Après sa démission fracassante du Conseil supérieur de la magistrature en février 2017, le juge Ibrahima Hamidou Dème tourne le dos à son corps. Dans une lettre dont ‘’EnQuête’’ détient copie, le désormais ex-magistrat dit avoir ‘’démissionné d’une magistrature qui a démissionné’’.
Le 1er février 2017, il démissionnait avec fracas du Conseil supérieur de la magistrature (Csm) pour dénoncer l’instrumentalisation de cette institution par l’Exécutif. Un peu plus d’an après, le magistrat Ibrahima Hamidou Dème divorce définitivement d’avec son corps. Car les maux qu’il dénonçait persistent toujours, s’ils n’ont pas empiré, d’après les raisons qu’il a avancées dans une lettre pour justifier sa démission.

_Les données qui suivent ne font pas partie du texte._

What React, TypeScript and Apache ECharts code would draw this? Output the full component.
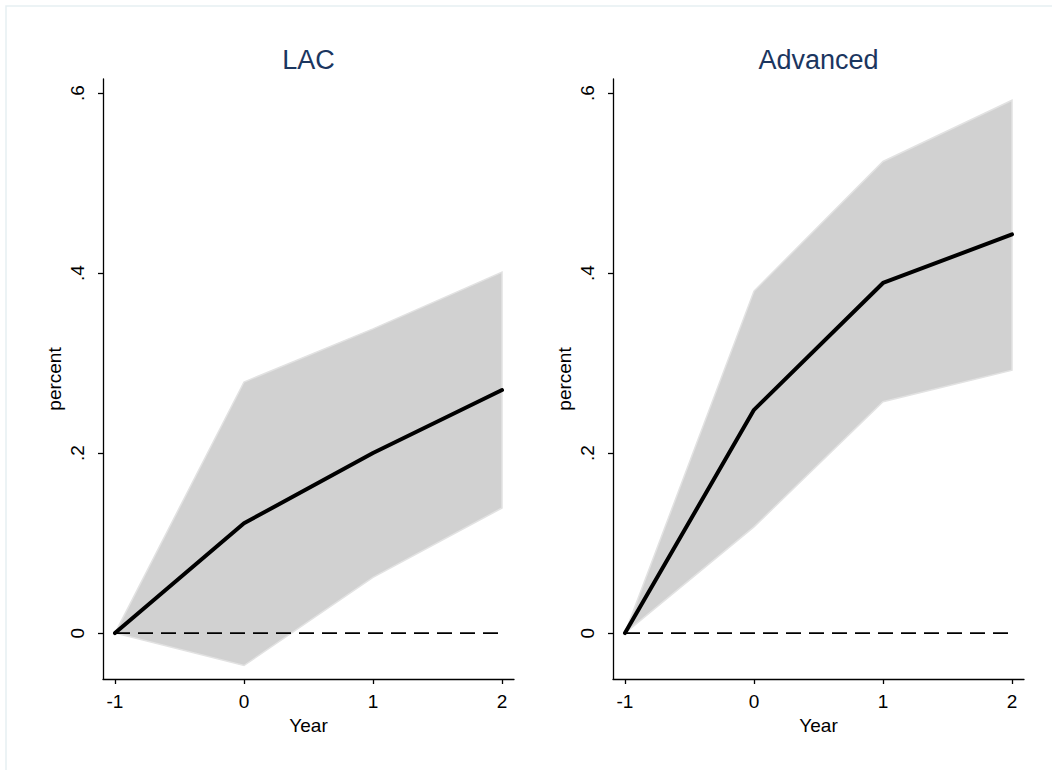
import React, { useEffect, useRef } from "react";
import * as echarts from "echarts";

const years = [-1, 0, 1, 2];
const lacEst = [0, 0.122, 0.2, 0.27];
const lacUpper = [0, 0.279, 0.338, 0.401];
const lacLower = [0, -0.036, 0.062, 0.139];
const advEst = [0, 0.248, 0.389, 0.443];
const advUpper = [0, 0.38, 0.524, 0.592];
const advLower = [0, 0.118, 0.257, 0.292];
const zeroRef = [0, 0, 0, 0];
const xTicks = [-1, 0, 1, 2];
const yTicks = [0, 0.2, 0.4, 0.6];
const yTickLabels = ["0", ".2", ".4", ".6"];
const panelTitles = ["LAC", "Advanced"];

const FONT = "'Liberation Sans', Arial, Helvetica, sans-serif";

export default function App() {
  const ref = useRef<HTMLDivElement>(null);
  useEffect(() => {
    if (!ref.current) return;
    const chart = echarts.init(ref.current, null, { renderer: "svg" });
    const grids = [
      { left: 103, top: 79, width: 411, height: 600 },
      { left: 613, top: 79, width: 411, height: 600 },
    ];
    const xMin = -1.093;
    const xMax = 2.093;
    const yMin = -0.051;
    const yMax = 0.6156;
    const axisLineStyle = { color: "#000", width: 1.3 };
    const xAxes = grids.map((_, i) => ({
      type: "value",
      gridIndex: i,
      min: xMin,
      max: xMax,
      name: "Year",
      nameLocation: "middle",
      nameGap: 35,
      nameTextStyle: { fontFamily: FONT, fontSize: 19, color: "#000" },
      axisLine: { show: true, onZero: false, lineStyle: axisLineStyle },
      axisTick: { show: true, length: 5, customValues: xTicks, lineStyle: axisLineStyle },
      axisLabel: {
        customValues: xTicks,
        margin: 13,
        fontFamily: FONT,
        fontSize: 19,
        color: "#000",
        formatter: (v: number) => String(Math.round(v)),
      },
      splitLine: { show: false },
    }));
    const yAxes = grids.map((_, i) => ({
      type: "value",
      gridIndex: i,
      min: yMin,
      max: yMax,
      name: "percent",
      nameLocation: "middle",
      nameGap: 39,
      nameTextStyle: { fontFamily: FONT, fontSize: 19, color: "#000" },
      axisLine: { show: true, onZero: false, lineStyle: axisLineStyle },
      axisTick: { show: true, length: 5, customValues: yTicks, lineStyle: axisLineStyle },
      axisLabel: {
        customValues: yTicks,
        rotate: 90,
        margin: 16,
        fontFamily: FONT,
        fontSize: 19,
        color: "#000",
        formatter: (v: number) => {
          const idx = yTicks.findIndex((t) => Math.abs(t - v) < 1e-6);
          return idx >= 0 ? yTickLabels[idx] : "";
        },
      },
      splitLine: { show: false },
    }));
    const panels = [
      { est: lacEst, upper: lacUpper, lower: lacLower },
      { est: advEst, upper: advUpper, lower: advLower },
    ];
    const series: any[] = [];
    panels.forEach((p, i) => {
      series.push({
        type: "custom",
        xAxisIndex: i,
        yAxisIndex: i,
        data: [[years[0], p.upper[0]]],
        renderItem: (_params: any, api: any) => {
          const pts: number[][] = [];
          years.forEach((yr, k) => pts.push(api.coord([yr, p.upper[k]])));
          for (let k = years.length - 1; k >= 0; k--) pts.push(api.coord([years[k], p.lower[k]]));
          return {
            type: "polygon",
            shape: { points: pts },
            style: { fill: "#d1d1d1", stroke: "#e2e2e2", lineWidth: 1.5 },
          };
        },
        silent: true,
        z: 1,
      });
      series.push({
        type: "line",
        xAxisIndex: i,
        yAxisIndex: i,
        data: years.map((yr, k) => [yr, zeroRef[k]]),
        showSymbol: false,
        lineStyle: { color: "#000", width: 1.6, type: [15, 8] },
        silent: true,
        z: 2,
      });
      series.push({
        type: "line",
        xAxisIndex: i,
        yAxisIndex: i,
        data: years.map((yr, k) => [yr, p.est[k]]),
        showSymbol: false,
        lineStyle: { color: "#000", width: 4, cap: "round", join: "round" },
        silent: true,
        z: 3,
      });
    });
    chart.setOption({
      animation: false,
      backgroundColor: "#fff",
      grid: grids,
      xAxis: xAxes,
      yAxis: yAxes,
      series,
      graphic: [
        {
          type: "rect",
          shape: { x: 6, y: 6, width: 1060, height: 780 },
          style: { fill: "none", stroke: "#e6eff2", lineWidth: 1.5 },
          silent: true,
        },
        ...grids.map((g, i) => ({
          type: "text",
          x: g.left + g.width / 2,
          y: 60,
          style: {
            text: panelTitles[i],
            align: "center",
            verticalAlign: "middle",
            fontFamily: FONT,
            fontSize: 27,
            fill: "#1b365f",
          },
          silent: true,
        })),
      ],
    });
    return () => chart.dispose();
  }, []);
  return (
    <div
      ref={ref}
      style={{ position: "absolute", left: 0, top: 0, width: 1052, height: 770 }}
    />
  );
}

Dans cette correspondance, le désormais ex-magistrat explique que depuis sa démission du Csm, ‘’la magistrature est de plus en plus fragilisée, voire malmenée de l’intérieur comme de l’extérieur. Il en est résulté une crise sans précédent de la justice qui a perdu sa crédibilité et son autorité’’. D’après son constat, la magistrature ‘’ne joue plus son rôle de gardienne des libertés individuelles, de régulateur social et d’équilibre des pouvoirs’’.
Face à ce sombre tableau, l’ancien substitut général à la Cour d’appel de Dakar dit qu’il ‘’démissionne d’une magistrature qui a démissionné’’.
Toutefois, il explique que cette démission n’est pas une renonciation à son combat pour l’indépendance de la justice. ‘’Je ne capitule point, car je resterai indéfectiblement attaché au combat pour l’indépendance de la justice, indispensable pour la survie de notre nation et de notre démocratie’’, promet M. Dème, convaincu que ‘’ce combat ne saurait, en effet, être celui des seuls magistrats’’.
Revenant sur les critiques qu’il reproche à Dame justice, le démissionnaire pointe du doigt le chef de l’Etat. ‘’Le naufrage de la justice, c’est non seulement un manquement du président de la République à son obligation constitutionnelle de garantir l’indépendance de cette institution’’, dit-il. D’autre part, il indexe ‘’la responsabilité d’une importante partie de la hiérarchie judiciaire qui a distillé dans le corps une culture de soumission qui a progressivement remplacé une longue culture d’honneur, de dignité et d’indépendance’’.
Le sévère réquisitoire de l’ex-parquetier
Dans sa lettre, l’ex-parquetier, libéré du poids de l’obligation de réserve, n’a pas fait que le diagnostic de son ancien corps. Il dresse aussi un sévère réquisitoire sur le Sénégal, car il estime ‘’qu’au-delà de la justice, c’est tout le pays qui est en détresse’’. ‘’Les Sénégalais sont fatigués’’, écrit-il avant d’ajouter qu’’’aucun secteur de l’économie nationale n’est actuellement épargné par la précarité’’.
Très critique sur la marche du pays, il juge que ‘’les Sénégalais sont écrasés par le coût élevé de la vie, le chômage chronique et sont obligés de subir l’insécurité, l’indiscipline, la corruption et l’insalubrité’’.
Au demeurant, Ibrahima Dème dénonce une crise morale. Celle-ci fait que ‘’nos valeurs cardinales de dignité, d’honneur, de probité et de loyauté sont presque abandonnées au détriment du reniement, du non-respect de la parole donnée, de la trahison, du mensonge, etc., qui sont cultivés par les plus hautes autorités et ce, dans la plus grande indifférence’’.
Au banc des accusés, l’ancien maître des poursuites met les fonctionnaires qui, accuse-t-il, ‘’étaient jadis fiers et jaloux de leurs valeurs de neutralité, de désintéressement et soucieux de l’intérêt général (et qui) sont désormais contraints d’adopter une honteuse posture partisane et politicienne qui est la seule permettant d’accéder ou de conserver des postes de responsabilité’’. Même le régime en place n’échappe pas aux critiques de l’ex-parquetier. ‘’En lieu et place d’une gestion transparente, sobre et vertueuse promise, on constate une gouvernance folklorique, clientéliste, népotiste, gabégique et laxiste’’, fulmine-t-il.
La classe politique également en a pris pour son grade, car coupable, de l’avis de M. Dème, ‘’de la décadence de notre société’’. Outre la classe politique, il estime également que les citoyens ont une part de responsabilité dans cette déliquescence de notre société, à cause de leur silence coupable.
Au regard de cette situation décrite, Ibrahima Hamidou Dème invite à un sursaut, car ‘’nous méritons mieux que notre médiocre sort’’. ‘’Nous devons impérativement reprendre notre destin en main, en étant convaincus que notre patriotisme sincère vaincra sans doute les calculs et manœuvres des politiciens professionnels’’, lance-t-il.